Ler resolve problemas de visão, de solidão, de falta de recreação, de impotência, de sonolência, de implicância, de amargura, de cabeça dura, de alergia a fritura, de incultura, de postura, melhora a temperatura, aumenta a estatura, cola as fissuras, cura qualquer gastura, queima todas as gorduras.

Durante a leitura o leitor esquece as torturas da vida, recupera o amor à vida, dá vida a novas idéias, revive vidas passadas, prevê vidas futuras, comunica vida à vida mesma.

A cada leitura o leitor sai de si, reencontra-se, dá a volta ao mundo, mergulha oceanos, perfura a terra, entra em órbita, engole nuvens, desafia o Sol, abraça a lua... E tudo isso sem sair do lugar.

O leitor que lê bebe o leite, bebe o vinho, bebe o café do vizinho, bebe a cerveja, bebe de todos os rios, bebe sicuta, bebe uísque, bebe muito, bebe e cala, bebe e ouve, bebe tudo e continua sóbrio.

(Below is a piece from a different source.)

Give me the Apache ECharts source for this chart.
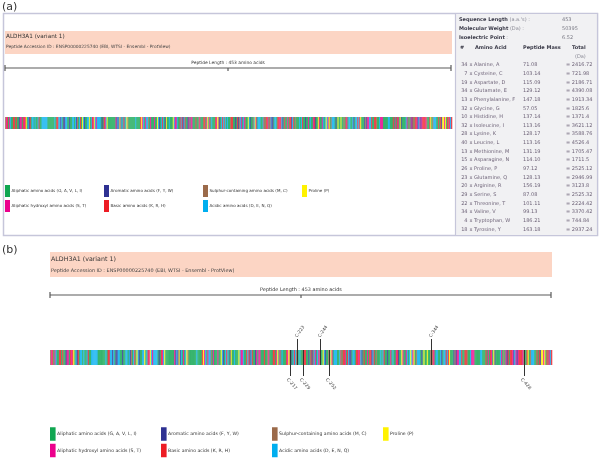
<!DOCTYPE html>
<html>
<head>
<meta charset="utf-8">
<script src="https://cdn.jsdelivr.net/npm/echarts@6/dist/echarts.min.js"></script>
<style>
  html, body { margin: 0; padding: 0; background: #fff; }
  #chart { width: 600px; height: 458px; }
</style>
</head>
<body>
<div id="chart"></div>
<script>
// ALDH3A1 peptide (453 aa)
const sequence =
  "MSKISEAVKRARAAFSSGRTRPLQFRIQQLEALQRLIQEQEQELVGALAADLHKNEWNAYYEEVVYVLEEIEYMIQKLPE" +
  "WAADEPVEKTPQTQQDELYIHSEPLGVVLVIGTWNYPFNLTIQPMVGAIAAGNAVVLKPSELSENMASLLATIIPQYLDK" +
  "DLYPVINGGVPETTELLKERFDHILYTGSTGVGKIIMTAAAKHLTPVTLELGGKSPCYVDKNCDLDVACRRIAWGKFMNS" +
  "GQTCVAPDYILCDPSIQNQIVEKLKKSLKEFYGEDAKKSRDYGRIISARHFQRVMGLIEGQKVAYGGTGDAATRYIAPTI" +
  "LTDVDPQSPVMQEEIFGPVLPIVCVRSLEEAIQFINQREKPLALYMFSSNDKVIKKMIAETSSGGVAANDVIVHITLHSL" +
  "PFGGVGNSGMGSYHGKKSFETFSHRRSCLVRPLMNDEGLKVRYPPSPAKMTQH";
const residues = sequence.split("");
const seqLength = 453;

const groupNames = [
  "Aliphatic amino acids (G, A, V, L, I)",
  "Aromatic amino acids (F, Y, W)",
  "Sulphur-containing amino acids (M, C)",
  "Proline (P)",
  "Aliphatic hydroxyl amino acids (S, T)",
  "Basic amino acids (K, R, H)",
  "Acidic amino acids (D, E, N, Q)",
];
const groupMembers = ["GAVLI", "FYW", "MC", "P", "ST", "KRH", "DENQ"];
const groupColors = ["#10a651", "#2e3192", "#9b6a4a", "#fff200", "#ec008c", "#ed1c24", "#00aeef"];

const cysPositions = [217, 223, 229, 244, 252, 344, 428];
const cysSides = ["down", "up", "down", "up", "down", "up", "down"];

const infoLabels = ["Sequence Length", "Molecular Weight", "Isoelectric Point"];
const infoUnits = [" (a.a.'s) :", " (Da) :", " :"];
const infoValues = ["453", "50395", "6.52"];

const aaNames = [
  "Alanine, A", "Cysteine, C", "Aspartate, D", "Glutamate, E", "Phenylalanine, F",
  "Glycine, G", "Histidine, H", "Isoleucine, I", "Lysine, K", "Leucine, L",
  "Methionine, M", "Asparagine, N", "Proline, P", "Glutamine, Q", "Arginine, R",
  "Serine, S", "Threonine, T", "Valine, V", "Tryptophan, W", "Tyrosine, Y",
];
const aaCounts = [34, 7, 19, 34, 13, 32, 10, 32, 28, 40, 13, 15, 26, 23, 20, 29, 22, 34, 4, 18];
const aaMasses = [
  "71.08", "103.14", "115.09", "129.12", "147.18", "57.05", "137.14", "113.16", "128.17", "113.16",
  "131.19", "114.10", "97.12", "128.13", "156.19", "87.08", "101.11", "99.13", "186.21", "163.18",
];
const aaTotals = [
  "2416.72", "721.98", "2186.71", "4390.08", "1913.34", "1825.6", "1371.4", "3621.12", "3588.76", "4526.4",
  "1705.47", "1711.5", "2525.12", "2946.99", "3123.8", "2525.32", "2224.42", "3370.42", "744.84", "2937.24",
];

const FONT = "DejaVu Sans, Verdana, sans-serif";

function colorOf(aa) {
  for (let g = 0; g < groupMembers.length; g++) {
    if (groupMembers[g].indexOf(aa) >= 0) return groupColors[g];
  }
  return "#999";
}

function txt(x, y, text, size, fill, opts) {
  opts = opts || {};
  return {
    type: "text",
    x: x,
    y: y,
    silent: true,
    style: {
      text: text,
      fontSize: size,
      fontFamily: FONT,
      fontWeight: opts.bold ? "bold" : "normal",
      fill: fill,
      align: opts.align || "left",
      verticalAlign: "middle",
      textAlign: opts.align || "left",
      textVerticalAlign: "middle",
    },
  };
}

function ruler(x1, x2, y, label, size) {
  const mid = Math.round((x1 + x2) / 2);
  const st = { stroke: "#5a5a5a", lineWidth: 1.2 };
  return [
    { type: "line", shape: { x1: x1, y1: y, x2: x2, y2: y }, style: st },
    { type: "line", shape: { x1: x1, y1: y - 3, x2: x1, y2: y + 3 }, style: st },
    { type: "line", shape: { x1: x2, y1: y - 3, x2: x2, y2: y + 3 }, style: st },
    { type: "line", shape: { x1: mid, y1: y, x2: mid, y2: y + 3 }, style: st },
    txt(mid, y - 5, label, size, "#333", { align: "center" }),
  ];
}

function legend(x0, colStep, y0, rowStep, swW, swH, size) {
  const out = [];
  const pos = [[0, 0], [1, 0], [2, 0], [3, 0], [0, 1], [1, 1], [2, 1]];
  groupNames.forEach(function (name, g) {
    const x = x0 + colStep * pos[g][0];
    const y = y0 + pos[g][1] * rowStep;
    out.push({ type: "rect", shape: { x: x, y: y - swH / 2, width: swW, height: swH }, style: { fill: groupColors[g] } });
    out.push(txt(x + swW + 1.5, y, name, size, "#333"));
  });
  return out;
}

const graphics = [];
// panel labels
graphics.push(txt(2, 7, "(a)", 11, "#333"));
graphics.push(txt(2, 250, "(b)", 11, "#333"));
// panel (a) frame and info table
graphics.push({ type: "rect", shape: { x: 3.5, y: 13.5, width: 594, height: 222 }, style: { fill: "#fff", stroke: "#c6c6da", lineWidth: 1.5 } });
graphics.push({ type: "rect", shape: { x: 455.5, y: 13.5, width: 142, height: 222 }, style: { fill: "#f1f1f3", stroke: "#c6c6da", lineWidth: 1.2 } });
// headers
graphics.push({ type: "rect", shape: { x: 5, y: 31, width: 447, height: 23 }, style: { fill: "#fcd5c4" } });
graphics.push(txt(6, 36.5, "ALDH3A1 (variant 1)", 5.7, "#333"));
graphics.push(txt(6, 47, "Peptide Accession ID : ENSP00000225740 (EBI, WTSI - Ensembl - ProtView)", 4.4, "#444"));
graphics.push({ type: "rect", shape: { x: 50, y: 252, width: 502, height: 25 }, style: { fill: "#fcd5c4" } });
graphics.push(txt(51, 259.5, "ALDH3A1 (variant 1)", 6.3, "#333"));
graphics.push(txt(51, 271, "Peptide Accession ID : ENSP00000225740 (EBI, WTSI - Ensembl - ProtView)", 4.9, "#444"));
// rulers
ruler(5, 451, 68, "Peptide Length : " + seqLength + " amino acids", 4.4).forEach(function (e) { graphics.push(e); });
ruler(50, 551, 295, "Peptide Length : " + seqLength + " amino acids", 4.9).forEach(function (e) { graphics.push(e); });
// legends
legend(5, 99, 191, 15, 5, 12, 4.1).forEach(function (e) { graphics.push(e); });
legend(50, 111, 434, 16.5, 5.6, 13.5, 4.6).forEach(function (e) { graphics.push(e); });

// info table text
infoLabels.forEach(function (lab, k) {
  const y = 20 + k * 8.8;
  graphics.push({
    type: "text", x: 459, y: y, silent: true,
    style: {
      text: "{b|" + lab + "}{u|" + infoUnits[k] + "}",
      rich: {
        b: { fontSize: 5, fontFamily: FONT, fontWeight: "bold", fill: "#3a3a48", color: "#3a3a48" },
        u: { fontSize: 5, fontFamily: FONT, fill: "#8a8a95", color: "#8a8a95" },
      },
      align: "left", verticalAlign: "middle", textAlign: "left", textVerticalAlign: "middle",
    },
  });
  graphics.push(txt(562, y, infoValues[k], 5, "#7a7a85"));
});
graphics.push(txt(460, 48, "#", 5, "#3a3a48", { bold: true }));
graphics.push(txt(475, 48, "Amino Acid", 5, "#3a3a48", { bold: true }));
graphics.push(txt(523, 48, "Peptide Mass", 5, "#3a3a48", { bold: true }));
graphics.push(txt(572, 48, "Total", 5, "#3a3a48", { bold: true }));
graphics.push(txt(575, 57, "(Da)", 5, "#8a8a95"));
aaNames.forEach(function (name, k) {
  const y = 65 + k * 8.65;
  const c = "#6f6479";
  graphics.push(txt(467.5, y, String(aaCounts[k]), 5, c, { align: "right" }));
  graphics.push(txt(469.5, y, "x " + name, 5, c));
  graphics.push(txt(523, y, aaMasses[k], 5, c));
  graphics.push(txt(566, y, "= " + aaTotals[k], 5, c));
});

function stripItem(params, api) {
  const i = api.value(0);
  const p0 = api.coord([i, 1]);
  const p1 = api.coord([i + 1, 0]);
  return {
    type: "rect",
    shape: { x: p0[0], y: p0[1], width: p1[0] - p0[0] + 0.3, height: p1[1] - p0[1] },
    style: { fill: colorOf(residues[params.dataIndex]), opacity: 0.8 },
  };
}

function markerItem(params, api) {
  const pos = api.value(0);
  const top = api.coord([pos - 0.5, 1]);
  const bot = api.coord([pos - 0.5, 0]);
  const x = Math.round(top[0]) + 0.5;
  const up = cysSides[params.dataIndex] === "up";
  const y1 = up ? top[1] - 11 : top[1];
  const y2 = up ? bot[1] : bot[1] + 11;
  return {
    type: "group",
    children: [
      { type: "line", shape: { x1: x, y1: y1, x2: x, y2: y2 }, style: { stroke: "#333", lineWidth: 1 } },
      {
        type: "text",
        x: up ? x - 1.5 : x - 3,
        y: up ? y1 - 2 : y2 + 3,
        rotation: up ? 0.95 : -0.85,
        style: {
          text: "C-" + pos, fontSize: 4.5, fontFamily: FONT, fill: "#444",
          align: "left", verticalAlign: "middle", textAlign: "left", textVerticalAlign: "middle",
        },
      },
    ],
  };
}

const stripData = residues.map(function (r, i) { return [i, 1]; });

const chart = echarts.init(document.getElementById("chart"));
chart.setOption({
  animation: false,
  backgroundColor: "#fff",
  graphic: { elements: graphics },
  grid: [
    { left: 5, top: 117, width: 447, height: 12 },
    { left: 50, top: 350, width: 502, height: 15 },
  ],
  xAxis: [
    { type: "value", gridIndex: 0, min: 0, max: seqLength, show: false },
    { type: "value", gridIndex: 1, min: 0, max: seqLength, show: false },
  ],
  yAxis: [
    { type: "value", gridIndex: 0, min: 0, max: 1, show: false },
    { type: "value", gridIndex: 1, min: 0, max: 1, show: false },
  ],
  series: [
    { type: "custom", xAxisIndex: 0, yAxisIndex: 0, data: stripData, renderItem: stripItem, z: 5 },
    { type: "custom", xAxisIndex: 1, yAxisIndex: 1, data: stripData, renderItem: stripItem, z: 5 },
    {
      type: "custom", xAxisIndex: 1, yAxisIndex: 1, z: 10,
      data: cysPositions.map(function (p) { return [p, 1]; }),
      renderItem: markerItem,
    },
  ],
});
</script>
</body>
</html>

Leitura, sobretudo, é remédio para todos os males.

Cura dor de cotovelo, dor aguda, dor cansada, dor surda, dor crônica, dor romântica, dor poética, dor dramática, dor trágica, dor da mente, dor demente, dor da alma, dor de barriga, dor de cabeça, dor de dente, dor de peito, dor que nada respeita, dor difusa, dor confusa, dor fantasma, dor fina, dor grossa, dor incausada, dor ousada, dor para todos os gostos e lamentos.

Leitura cura tudo. E, claro, cura até mesmo o maior de todos os problemas. Cura a própria falta de leitura! Quem lê torna-se incuravelmente leitor.